Courts will not usually order security for costs against people who live in Australia, even if they have no realistic capacity to pay the eventual bill.
The ATO put a departure prohibition order on the Oswals over a $180 million tax bill last month, soon after the couple arrived in Australia to fight ANZ and others over the forced sale of Mr Oswal’s Burrup Fertilisers plant. He accuses ANZ and receivers PPB of undervaluing the plant after seizing it in December 2010 to cover a $900m loan.
The Oswals are in turn accused of misappropriating $150m from the fertiliser company for personal use.
Each side denies the other’s claims and a 61-day trial is scheduled to begin next Monday.

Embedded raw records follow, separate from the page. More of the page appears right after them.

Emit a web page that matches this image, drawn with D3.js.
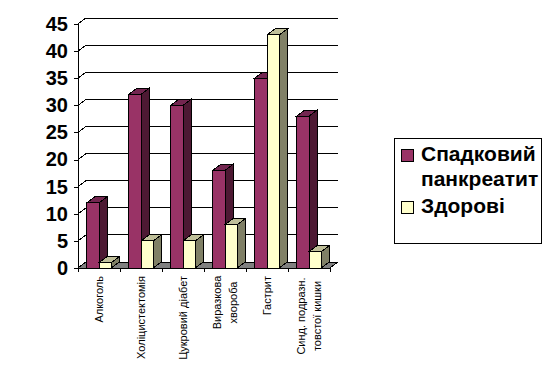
<!DOCTYPE html>
<html><head><meta charset="utf-8">
<style>html,body{margin:0;padding:0;background:#fff}svg{display:block;shape-rendering:crispEdges}text{font-family:"Liberation Sans",Arial,sans-serif;fill:#000}</style>
<script src="https://cdn.jsdelivr.net/npm/d3@7/dist/d3.min.js"></script>
</head><body><script>
const categories=["Алкоголь","Холіцистектомія","Цукровий діабет","Виразкова|хвороба","Гастрит","Синд. подразн.|товстої кишки"];
const pancreatitis=[12,32,30,18,35,28];
const healthy=[1,5,5,8,43,3];
const seriesNames=["Спадковий|панкреатит","Здорові"];
const yTicks=d3.range(0,46,5);
const dx=8,dy=6;
const svg=d3.select("body").append("svg").attr("width",554).attr("height",386);
const x=d3.scaleBand().domain(categories).range([78,330]);
const y=d3.scaleLinear().domain([0,45]).range([268,24]);
const gx=d3.scaleBand().domain([0,1]).range([0,x.bandwidth()]).paddingInner(0).paddingOuter(0.7);
const colors=[{f:"#993366",s:"#4d1933",t:"#732650"},{f:"#ffffcc",s:"#808066",t:"#bfbf99"}];
// floor
svg.append("path").attr("d",`M${x.range()[0]},${y(0)}L${x.range()[0]+dx},${y(0)-dy}H${x.range()[1]+dx}L${x.range()[1]},${y(0)}Z`).attr("fill","#808080").attr("stroke","#000");
// gridlines
const grid=svg.append("g");
yTicks.filter(t=>t>0).forEach(t=>{
  grid.append("path").attr("fill","none").attr("stroke","#000")
   .attr("d",`M78,${y(t)}L${78+dx},${y(t)-dy}H${330+dx}`);
});
// axes
const ya=svg.append("g").attr("transform","translate(78,0)").call(d3.axisLeft(y).tickValues(yTicks).tickSize(4).tickPadding(6));
ya.selectAll("text").style("font-size","20px").style("font-weight","bold").style("font-family",'"Liberation Sans",Arial,sans-serif').attr("fill","#000");
ya.selectAll("path,line").attr("stroke","#000");
const xa=svg.append("g").attr("transform",`translate(0,${y(0)})`).call(d3.axisBottom(x).tickSize(0).tickFormat(""));
xa.selectAll("path").attr("stroke","#000");
xa.selectAll(".tick").remove();
const tickX=categories.map(c=>x(c)).concat([x.range()[1]]);
svg.append("g").selectAll("line").data(tickX).join("line").attr("x1",d=>d).attr("x2",d=>d)
  .attr("y1",y(0)).attr("y2",y(0)+4).attr("stroke","#000");
// bars
function bar(g,x0,w,v,c){
  const yt=y(v),yb=y(0);
  g.append("path").attr("d",`M${x0+w},${yb}L${x0+w+dx},${yb-dy}V${yt-dy}L${x0+w},${yt}Z`).attr("fill",c.s).attr("stroke","#000");
  g.append("path").attr("d",`M${x0},${yt}L${x0+dx},${yt-dy}H${x0+w+dx}L${x0+w},${yt}Z`).attr("fill",c.t).attr("stroke","#000");
  g.append("rect").attr("x",x0).attr("y",yt).attr("width",w).attr("height",yb-yt).attr("fill",c.f).attr("stroke","#000");
}
const bars=svg.append("g");
categories.forEach((c,i)=>{
  bar(bars,x(c)+gx(0),gx.bandwidth(),pancreatitis[i],colors[0]);
  bar(bars,x(c)+gx(1),gx.bandwidth(),healthy[i],colors[1]);
});
// category labels
categories.forEach(c=>{
  const lines=c.split("|"),cx=x(c)+x.bandwidth()/2;
  lines.forEach((l,j)=>{
    const lx=cx+(lines.length>1?(j===0?-8:8):0);
    svg.append("text").attr("transform",`translate(${lx+4},${lines.length>1?276+(c.startsWith("Синд")?40:26.5):276}) rotate(-90)`)
      .attr("text-anchor",lines.length>1?"middle":"end").style("font-size","11px").attr("fill","#222").text(l);
  });
});
// legend
const lg=svg.append("g");
lg.append("rect").attr("x",394.5).attr("y",138.5).attr("width",147).attr("height",105).attr("fill","#fff").attr("stroke","#000");
const legendY=d3.scalePoint().domain(seriesNames).range([155,207]);
seriesNames.forEach((n,i)=>{
  const cy=legendY(n);
  lg.append("rect").attr("x",401.5).attr("y",cy-6).attr("width",12).attr("height",12).attr("fill",colors[i].f).attr("stroke","#000");
  n.split("|").forEach((l,j)=>{
    lg.append("text").attr("x",421).attr("y",cy+6+j*25).style("font-size","21px").style("font-weight","bold").text(l);
  });
});
</script></body></html>
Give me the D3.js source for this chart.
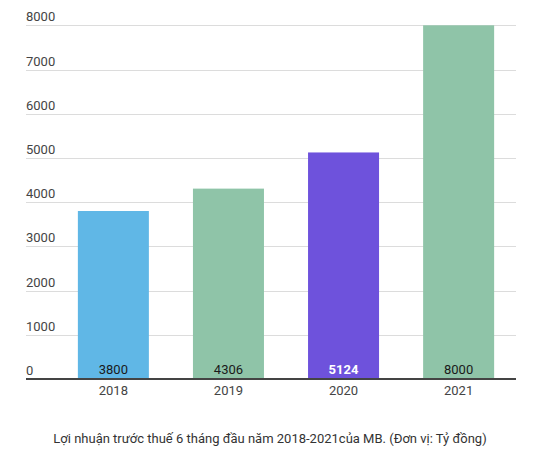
<!DOCTYPE html>
<html><head><meta charset="utf-8">
<script src="https://cdn.jsdelivr.net/npm/d3@7"></script>
<style>body{margin:0;background:#fff}svg{display:block;font-family:Roboto,"Noto Sans",sans-serif}</style>
</head><body><svg id="c" width="544" height="466"></svg>
<script>
const categories = ["2018","2019","2020","2021"];
const values = [3800,4306,5124,8000];
const colors = ["#60b7e6","#8fc4a8","#6e52dc","#8fc4a8"];
const labelColors = ["#1a1a1a","#1a1a1a","#ffffff","#1a1a1a"];
const yTicks = [0,1000,2000,3000,4000,5000,6000,7000,8000];
const caption = "Lợi nhuận trước thuế 6 tháng đầu năm 2018-2021của MB. (Đơn vị: Tỷ đồng)";

const svg = d3.select("#c");
const x = d3.scaleBand().domain(categories).range([56,516]).paddingInner(0.383).paddingOuter(0.19);
const y = d3.scaleLinear().domain([0,8000]).range([379,25.3]);

// gridlines
svg.append("g").selectAll("line").data(yTicks.filter(d=>d>0)).join("line")
  .attr("x1",26).attr("x2",516)
  .attr("y1",d=>Math.round(y(d))+0.5).attr("y2",d=>Math.round(y(d))+0.5)
  .attr("stroke","#dcdcdc").attr("stroke-width",1);

// tick labels
svg.append("g").selectAll("text").data(yTicks).join("text")
  .attr("x",26).attr("y",d=>y(d)-4)
  .attr("font-size",13).attr("fill","#444").text(d=>d);

// bars
svg.append("g").selectAll("rect").data(values).join("rect")
  .attr("x",(d,i)=>x(categories[i])).attr("width",x.bandwidth())
  .attr("y",d=>y(d)).attr("height",d=>y(0)-y(d))
  .attr("fill",(d,i)=>colors[i]);

// value labels
svg.append("g").selectAll("text").data(values).join("text")
  .attr("x",(d,i)=>x(categories[i])+x.bandwidth()/2).attr("y",y(0)-5)
  .attr("text-anchor","middle").attr("font-size",13)
  .attr("font-weight",(d,i)=>labelColors[i]==="#ffffff"?700:400)
  .attr("fill",(d,i)=>labelColors[i]).text(d=>d);

// axis line
svg.append("line").attr("x1",26).attr("x2",516).attr("y1",y(0)).attr("y2",y(0))
  .attr("stroke","#444").attr("stroke-width",2);

// x labels
svg.append("g").selectAll("text").data(categories).join("text")
  .attr("x",d=>x(d)+x.bandwidth()/2).attr("y",395)
  .attr("text-anchor","middle").attr("font-size",13).attr("fill","#444").text(d=>d);

svg.append("text").attr("x",270).attr("y",443).attr("text-anchor","middle")
  .attr("font-size",13).attr("fill","#333").text(caption);
</script></body></html>
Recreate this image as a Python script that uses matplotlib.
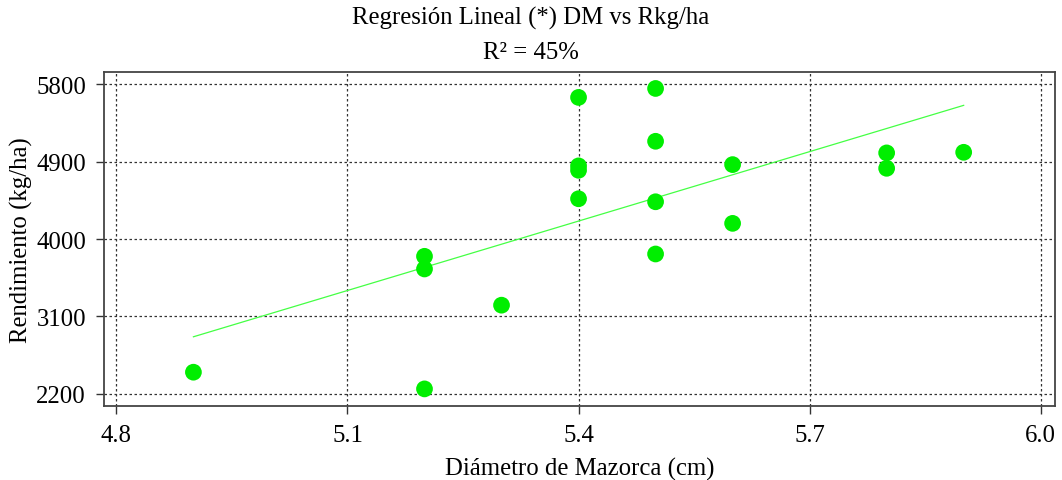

Mr Myers lambasted the companies that bought the plant, Yara Australia and Apache Fertilisers, for “rapaciousness” in taking millions from a $20m “holdback fund” set up after the sale and supervised by ANZ.
“These two companies made a meal of taking money from the fund, which ultimately belongs to the Oswals, subject to amounts rightfully taken from it,” he said.
Philip Solomon QC, counsel for the ANZ and the receivers, said the analogy with the lunatic in the 1940 case was flawed because that man had been resident in England for 54 years.
Rachel Doyle SC, for Yara and Apache, accused the Oswals of making a “Hotel California” case: “They’ve checked out mentally, but they can never leave.”
Justice Michael Sifris will give his decision on Tuesday afternoon.